> **JOB**
Copy out the listing that follows exactly, dropping every picture.

> **DATA EXTRACT**
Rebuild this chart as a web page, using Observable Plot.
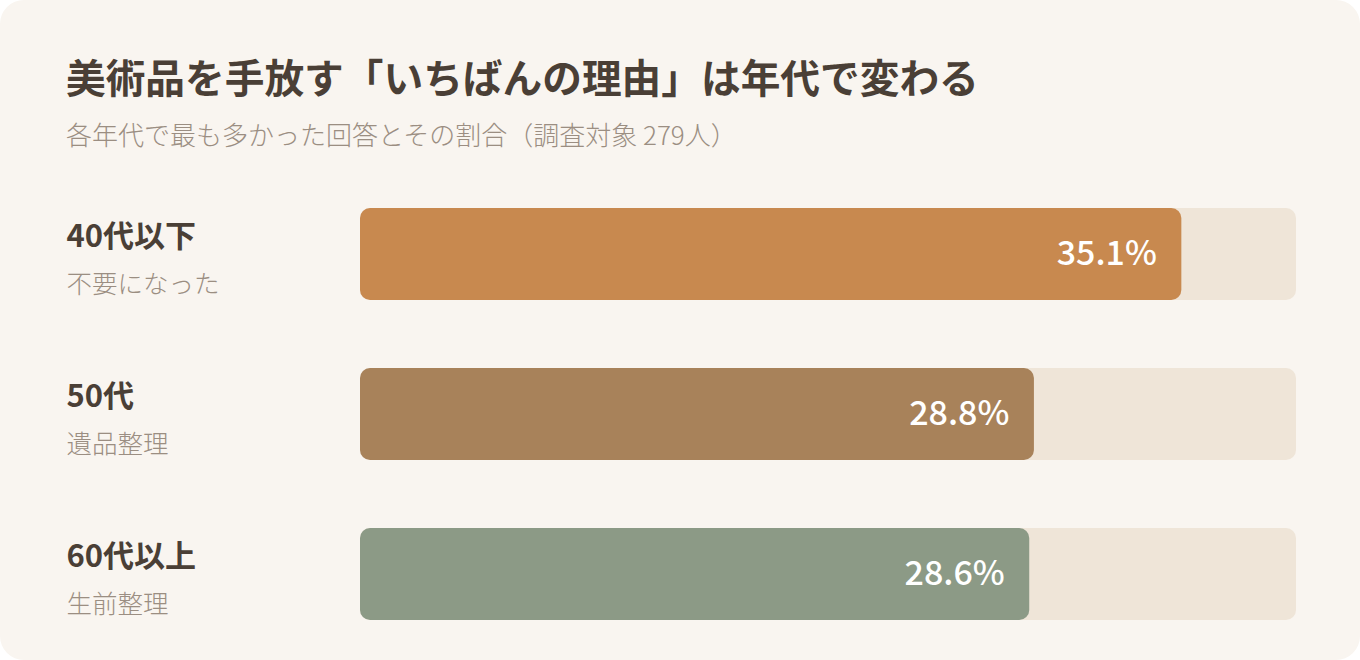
<!DOCTYPE html>
<html>
<head>
<meta charset="utf-8">
<script src="https://cdn.jsdelivr.net/npm/d3@7"></script>
<script src="https://cdn.jsdelivr.net/npm/@observablehq/plot@0.6"></script>
<style>
  body { margin: 0; background: #ffffff; }
  #card { position: relative; width: 1360px; height: 660px; background: #f9f5f0; border-radius: 24px; overflow: hidden; font-family: "Noto Sans CJK JP", "Noto Sans", sans-serif; }
  #title { position: absolute; left: 66px; top: 52px; font-size: 39.7px; font-weight: 700; color: #4a3f36; line-height: 48px; white-space: nowrap; }
  #sub { position: absolute; left: 66px; top: 118px; font-size: 26px; font-weight: 300; color: #9b8e82; line-height: 32px; white-space: nowrap; }
  #chart { position: absolute; left: 0; top: 180px; }
  #chart svg { background: transparent; font-family: "Noto Sans CJK JP", "Noto Sans", sans-serif; }
</style>
</head>
<body>
<div id="card">
  <div id="title">美術品を手放す「いちばんの理由」は年代で変わる</div>
  <div id="sub">各年代で最も多かった回答とその割合（調査対象 279人）</div>
  <div id="chart"></div>
</div>
<script>
const ageGroups = ["40代以下", "50代", "60代以上"];
const reasons = ["不要になった", "遺品整理", "生前整理"];
const shares = [35.1, 28.8, 28.6];
const barColors = ["#c8894f", "#a8825a", "#8c9a86"];
const scaleMax = 40;

const rows = ageGroups.map((age, i) => ({ age, reason: reasons[i], value: shares[i] }));

const chart = Plot.plot({
  width: 1360,
  height: 460,
  marginLeft: 360,
  marginRight: 64,
  marginTop: 0,
  marginBottom: 0,
  style: { background: "transparent", overflow: "visible" },
  x: { domain: [0, scaleMax], axis: null },
  y: { domain: ageGroups, range: [28, 440], paddingInner: 0.425, paddingOuter: 0, axis: null },
  color: { domain: ageGroups, range: barColors },
  marks: [
    Plot.barX(rows, { x: () => scaleMax, y: "age", fill: "#efe5d8", rx: 10 }),
    Plot.barX(rows, { x: "value", y: "age", fill: "age", rx: 10 }),
    Plot.text(rows, { x: "value", y: "age", text: d => d.value.toFixed(1) + "%", textAnchor: "end", dx: -25, dy: 0, fill: "#ffffff", fontSize: 34, fontWeight: 500 }),
    Plot.text(rows, { y: "age", text: "age", frameAnchor: "left", textAnchor: "start", dx: -294, dy: -17, fill: "#4a3f36", fontSize: 31, fontWeight: 700 }),
    Plot.text(rows, { y: "age", text: "reason", frameAnchor: "left", textAnchor: "start", dx: -294, dy: 30, fill: "#9b8e82", fontSize: 25.5, fontWeight: 300 })
  ]
});
document.getElementById("chart").appendChild(chart);
</script>
</body>
</html>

> **RESULT OF THIS EXERCISE**
Rebuild this chart as a web page, using Observable Plot.
<!DOCTYPE html>
<html>
<head>
<meta charset="utf-8">
<script src="https://cdn.jsdelivr.net/npm/d3@7"></script>
<script src="https://cdn.jsdelivr.net/npm/@observablehq/plot@0.6"></script>
<style>
  body { margin: 0; background: #ffffff; }
  #card { position: relative; width: 1360px; height: 660px; background: #f9f5f0; border-radius: 24px; overflow: hidden; font-family: "Noto Sans CJK JP", "Noto Sans", sans-serif; }
  #title { position: absolute; left: 66px; top: 52px; font-size: 39.7px; font-weight: 700; color: #4a3f36; line-height: 48px; white-space: nowrap; }
  #sub { position: absolute; left: 66px; top: 118px; font-size: 26px; font-weight: 300; color: #9b8e82; line-height: 32px; white-space: nowrap; }
  #chart { position: absolute; left: 0; top: 180px; }
  #chart svg { background: transparent; font-family: "Noto Sans CJK JP", "Noto Sans", sans-serif; }
</style>
</head>
<body>
<div id="card">
  <div id="title">美術品を手放す「いちばんの理由」は年代で変わる</div>
  <div id="sub">各年代で最も多かった回答とその割合（調査対象 279人）</div>
  <div id="chart"></div>
</div>
<script>
const ageGroups = ["40代以下", "50代", "60代以上"];
const reasons = ["不要になった", "遺品整理", "生前整理"];
const shares = [35.1, 28.8, 28.6];
const barColors = ["#c8894f", "#a8825a", "#8c9a86"];
const scaleMax = 40;

const rows = ageGroups.map((age, i) => ({ age, reason: reasons[i], value: shares[i] }));

const chart = Plot.plot({
  width: 1360,
  height: 460,
  marginLeft: 360,
  marginRight: 64,
  marginTop: 0,
  marginBottom: 0,
  style: { background: "transparent", overflow: "visible" },
  x: { domain: [0, scaleMax], axis: null },
  y: { domain: ageGroups, range: [28, 440], paddingInner: 0.425, paddingOuter: 0, axis: null },
  color: { domain: ageGroups, range: barColors },
  marks: [
    Plot.barX(rows, { x: () => scaleMax, y: "age", fill: "#efe5d8", rx: 10 }),
    Plot.barX(rows, { x: "value", y: "age", fill: "age", rx: 10 }),
    Plot.text(rows, { x: "value", y: "age", text: d => d.value.toFixed(1) + "%", textAnchor: "end", dx: -25, dy: 0, fill: "#ffffff", fontSize: 34, fontWeight: 500 }),
    Plot.text(rows, { y: "age", text: "age", frameAnchor: "left", textAnchor: "start", dx: -294, dy: -17, fill: "#4a3f36", fontSize: 31, fontWeight: 700 }),
    Plot.text(rows, { y: "age", text: "reason", frameAnchor: "left", textAnchor: "start", dx: -294, dy: 30, fill: "#9b8e82", fontSize: 25.5, fontWeight: 300 })
  ]
});
document.getElementById("chart").appendChild(chart);
</script>
</body>
</html>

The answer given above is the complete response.